Every time I receive an e-mail from a sender who routinely identifies himself by title, I am quick to remind him I am fully aware of who he is. But some folks just never get the message.
Never add a new contact to your e-mail list. When you receive business cards that include contact information, the givers are granting you permission to contact them on a professional, one-on-one basis. They are not giving you permission to place them on your joke list, to send them your blog updates, or to contact them with any other mass mailing.
Once you have completed these tasks, organize the business cards you have received. Type the information into a computer database and toss the cards—unless you have a filing system. Some people file cards in organizers, while others digitally scan cards. I have used an alphabetical index-card box for years.

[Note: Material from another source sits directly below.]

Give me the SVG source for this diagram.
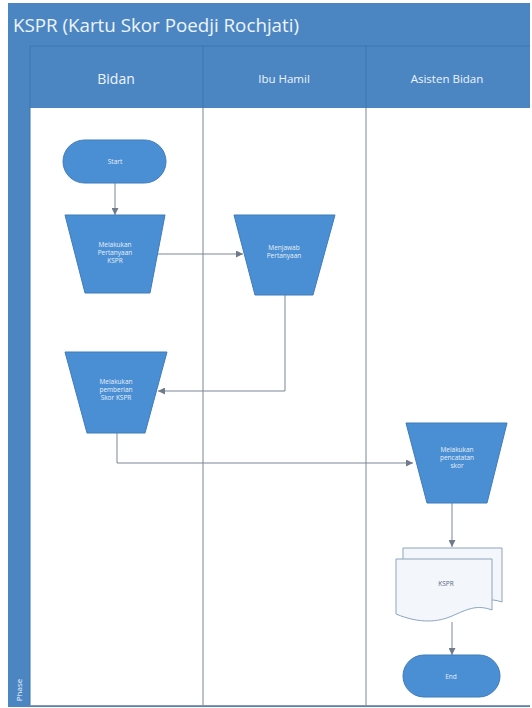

Not much radical in this month’s column, but I will leave you with this final thought.
For those of you who are responsible for conferences, media, professional associations and even businesses, Facebook-like programs are not really designed or administered to promulgate your business activities like LinkedIn. Other, more professional sites are available and better forms of communications than social media could and should be used.
Research other, more requisite opportunities that could better meet your goals and objectives, such as a website that communicates and functions like a website should.
Someone must draw the line between professional and personal media. Decide upon your purpose and goals and start from that point. All postings in a professional setting are to be just that—professional. Don’t set your operation up for confusion by allowing irrelevant messages.